WHAT THE TASK ASKS:
Repeat each line of the material below exactly as it appears, minus any pictures.

DATA EXCERPT:
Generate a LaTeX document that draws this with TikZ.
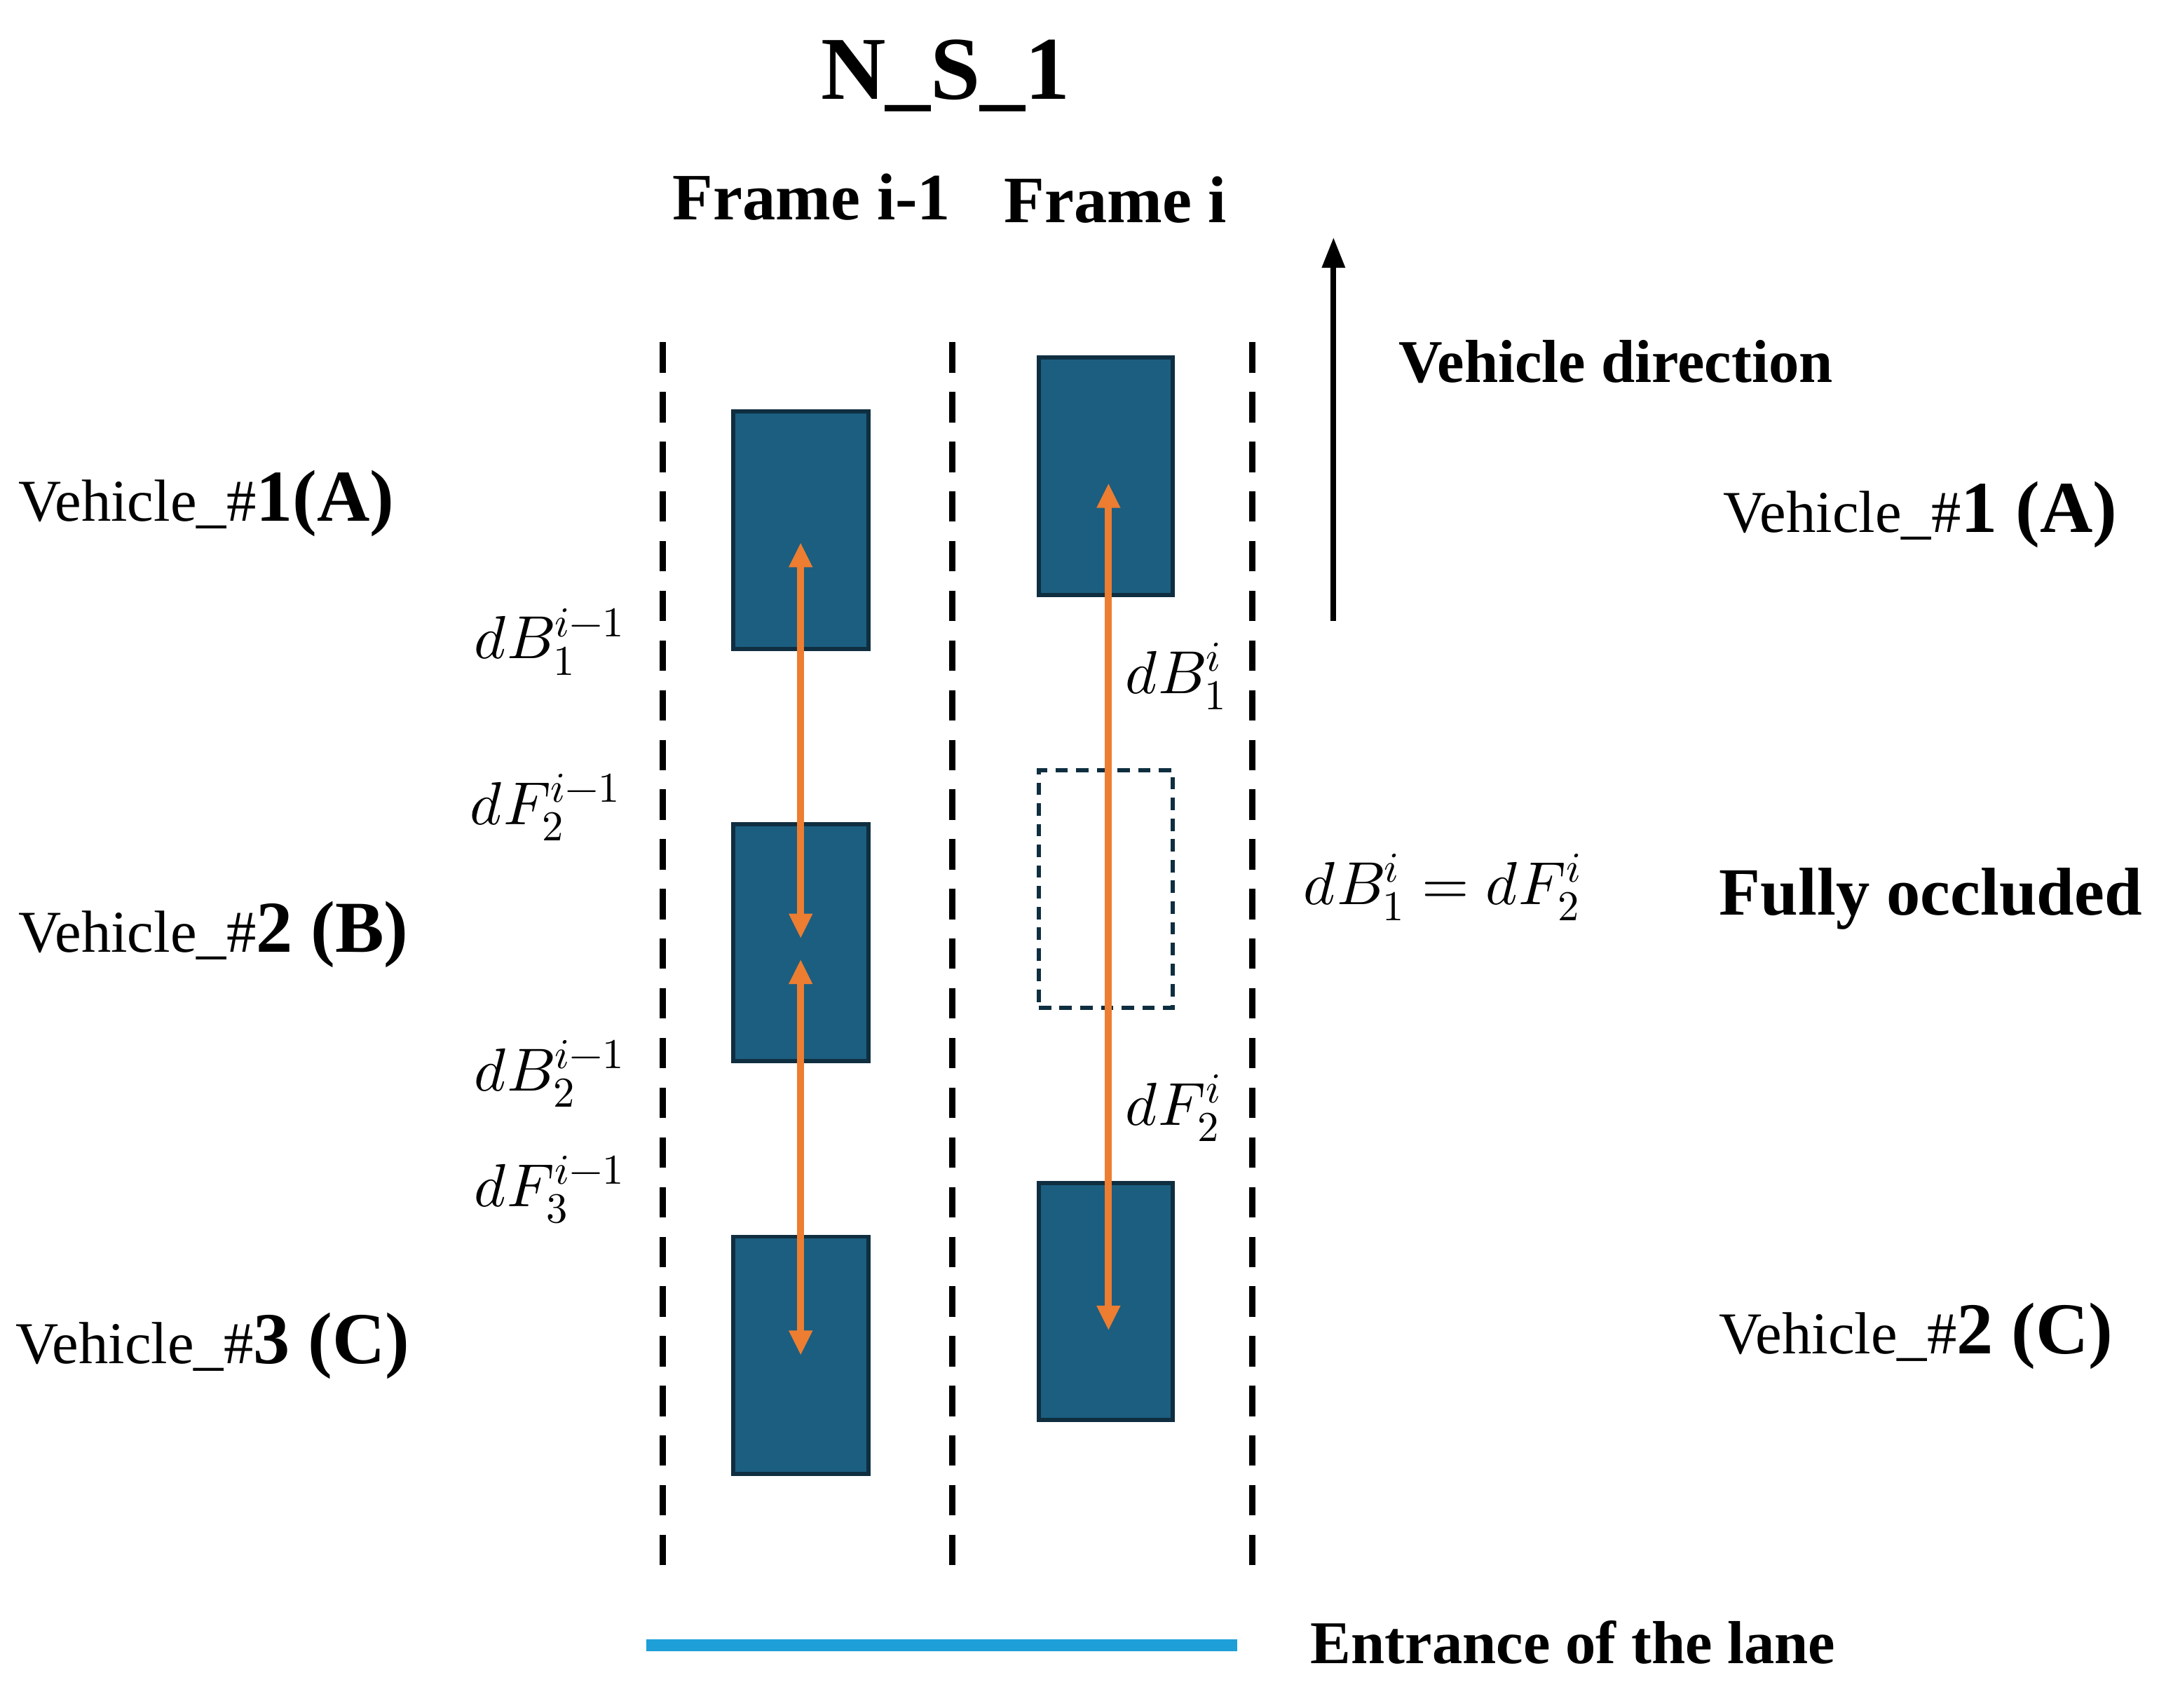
\documentclass[tikz,border=0pt]{standalone}
\usepackage{fontspec}
\usepackage{unicode-math}
\setmainfont{Liberation Serif}
\setmathfont{Latin Modern Math}
\usetikzlibrary{arrows.meta}
\definecolor{car}{HTML}{1B5E80}
\definecolor{edge}{HTML}{0F2E40}
\definecolor{org}{HTML}{ED7D31}
\definecolor{lane}{HTML}{1E9FD8}
\newcommand{\bn}[1]{\textbf{\fontsize{53}{56}\selectfont #1}}
\begin{document}
\begin{tikzpicture}[x=1pt,y=-1pt,
  lanel/.style={line width=4.5pt,dash pattern=on 22pt off 14pt},
  veh/.style={fill=car,draw=edge,line width=3pt},
  arr/.style={org,line width=5pt,{Triangle[length=18pt,width=16pt]}-{Triangle[length=18pt,width=16pt]}},
  lab/.style={font=\fontsize{43}{46}\selectfont},
  bl/.style={font=\fontsize{44}{48}\selectfont\bfseries},
  mth/.style={font=\fontsize{44}{48}\selectfont}]
\useasboundingbox (0,0) rectangle (1564,1237);
\node[font=\fontsize{65}{70}\selectfont\bfseries] (t) at (685,55) {N\_S\_1};
\node[font=\fontsize{48}{52}\selectfont\bfseries] (f1) at (588,143) {Frame i-1};
\node[font=\fontsize{48}{52}\selectfont\bfseries] (f2) at (808,145) {Frame i};
\foreach \x/\n in {480/a,690/b,907/c}{\draw[lanel] (\x,248) -- (\x,1140);}
\coordinate (d0) at (966,450); \coordinate (d1) at (966,172);
\draw[line width=4pt,-{Triangle[length=22pt,width=16pt]}] (d0) -- (d1);
\node[bl,anchor=west] (vd) at (1010,262) {Vehicle direction};
\node[veh,minimum width=98pt,minimum height=172pt] (b1) at (580,384) {};
\node[veh,minimum width=98pt,minimum height=172pt] (b2) at (580,683) {};
\node[veh,minimum width=98pt,minimum height=172pt] (b3) at (580,982) {};
\node[veh,minimum width=97pt,minimum height=172pt] (r1) at (801,345) {};
\node[draw=edge,line width=3pt,dash pattern=on 9pt off 6pt,minimum width=97pt,minimum height=172pt] (r2) at (801,644) {};
\node[veh,minimum width=97pt,minimum height=172pt] (r3) at (801,943) {};
\coordinate (a1) at (580,393); \coordinate (a2) at (580,680);
\coordinate (a3) at (580,695); \coordinate (a4) at (580,982);
\coordinate (a5) at (803,350); \coordinate (a6) at (803,964);
\draw[arr] (a1) -- (a2); \draw[arr] (a3) -- (a4); \draw[arr] (a5) -- (a6);
\node[mth] (m1) at (398,465) {$dB_1^{i-1}$};
\node[mth] (m2) at (395,585) {$dF_2^{i-1}$};
\node[mth] (m3) at (398,778) {$dB_2^{i-1}$};
\node[mth] (m4) at (398,862) {$dF_3^{i-1}$};
\node[mth] (m5) at (852,490) {$dB_1^{i}$};
\node[mth] (m6) at (1045,643) {$dB_1^{i}=dF_2^{i}$};
\node[mth] (m7) at (850,803) {$dF_2^{i}$};
\node[lab,anchor=west] (v1) at (10,365) {Vehicle\_\#\bn{1(A)}};
\node[lab,anchor=west] (v2) at (10,677) {Vehicle\_\#\bn{2 (B)}};
\node[lab,anchor=west] (v3) at (8,975) {Vehicle\_\#\bn{3 (C)}};
\node[lab,anchor=west] (w1) at (1245,373) {Vehicle\_\#\bn{1 (A)}};
\node[font=\fontsize{49}{52}\selectfont\bfseries,anchor=west] (fo) at (1242,651) {Fully occluded};
\node[lab,anchor=west] (w2) at (1242,968) {Vehicle\_\#\bn{2 (C)}};
\coordinate (e0) at (468,1192); \coordinate (e1) at (896,1192);
\draw[lane,line width=9pt] (e0) -- (e1);
\node[bl,anchor=west] (en) at (946,1190) {Entrance of the lane};
\end{tikzpicture}
\end{document}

FINISHED TASK:
Generate a LaTeX document that draws this with TikZ.
\documentclass[tikz,border=0pt]{standalone}
\usepackage{fontspec}
\usepackage{unicode-math}
\setmainfont{Liberation Serif}
\setmathfont{Latin Modern Math}
\usetikzlibrary{arrows.meta}
\definecolor{car}{HTML}{1B5E80}
\definecolor{edge}{HTML}{0F2E40}
\definecolor{org}{HTML}{ED7D31}
\definecolor{lane}{HTML}{1E9FD8}
\newcommand{\bn}[1]{\textbf{\fontsize{53}{56}\selectfont #1}}
\begin{document}
\begin{tikzpicture}[x=1pt,y=-1pt,
  lanel/.style={line width=4.5pt,dash pattern=on 22pt off 14pt},
  veh/.style={fill=car,draw=edge,line width=3pt},
  arr/.style={org,line width=5pt,{Triangle[length=18pt,width=16pt]}-{Triangle[length=18pt,width=16pt]}},
  lab/.style={font=\fontsize{43}{46}\selectfont},
  bl/.style={font=\fontsize{44}{48}\selectfont\bfseries},
  mth/.style={font=\fontsize{44}{48}\selectfont}]
\useasboundingbox (0,0) rectangle (1564,1237);
\node[font=\fontsize{65}{70}\selectfont\bfseries] (t) at (685,55) {N\_S\_1};
\node[font=\fontsize{48}{52}\selectfont\bfseries] (f1) at (588,143) {Frame i-1};
\node[font=\fontsize{48}{52}\selectfont\bfseries] (f2) at (808,145) {Frame i};
\foreach \x/\n in {480/a,690/b,907/c}{\draw[lanel] (\x,248) -- (\x,1140);}
\coordinate (d0) at (966,450); \coordinate (d1) at (966,172);
\draw[line width=4pt,-{Triangle[length=22pt,width=16pt]}] (d0) -- (d1);
\node[bl,anchor=west] (vd) at (1010,262) {Vehicle direction};
\node[veh,minimum width=98pt,minimum height=172pt] (b1) at (580,384) {};
\node[veh,minimum width=98pt,minimum height=172pt] (b2) at (580,683) {};
\node[veh,minimum width=98pt,minimum height=172pt] (b3) at (580,982) {};
\node[veh,minimum width=97pt,minimum height=172pt] (r1) at (801,345) {};
\node[draw=edge,line width=3pt,dash pattern=on 9pt off 6pt,minimum width=97pt,minimum height=172pt] (r2) at (801,644) {};
\node[veh,minimum width=97pt,minimum height=172pt] (r3) at (801,943) {};
\coordinate (a1) at (580,393); \coordinate (a2) at (580,680);
\coordinate (a3) at (580,695); \coordinate (a4) at (580,982);
\coordinate (a5) at (803,350); \coordinate (a6) at (803,964);
\draw[arr] (a1) -- (a2); \draw[arr] (a3) -- (a4); \draw[arr] (a5) -- (a6);
\node[mth] (m1) at (398,465) {$dB_1^{i-1}$};
\node[mth] (m2) at (395,585) {$dF_2^{i-1}$};
\node[mth] (m3) at (398,778) {$dB_2^{i-1}$};
\node[mth] (m4) at (398,862) {$dF_3^{i-1}$};
\node[mth] (m5) at (852,490) {$dB_1^{i}$};
\node[mth] (m6) at (1045,643) {$dB_1^{i}=dF_2^{i}$};
\node[mth] (m7) at (850,803) {$dF_2^{i}$};
\node[lab,anchor=west] (v1) at (10,365) {Vehicle\_\#\bn{1(A)}};
\node[lab,anchor=west] (v2) at (10,677) {Vehicle\_\#\bn{2 (B)}};
\node[lab,anchor=west] (v3) at (8,975) {Vehicle\_\#\bn{3 (C)}};
\node[lab,anchor=west] (w1) at (1245,373) {Vehicle\_\#\bn{1 (A)}};
\node[font=\fontsize{49}{52}\selectfont\bfseries,anchor=west] (fo) at (1242,651) {Fully occluded};
\node[lab,anchor=west] (w2) at (1242,968) {Vehicle\_\#\bn{2 (C)}};
\coordinate (e0) at (468,1192); \coordinate (e1) at (896,1192);
\draw[lane,line width=9pt] (e0) -- (e1);
\node[bl,anchor=west] (en) at (946,1190) {Entrance of the lane};
\end{tikzpicture}
\end{document}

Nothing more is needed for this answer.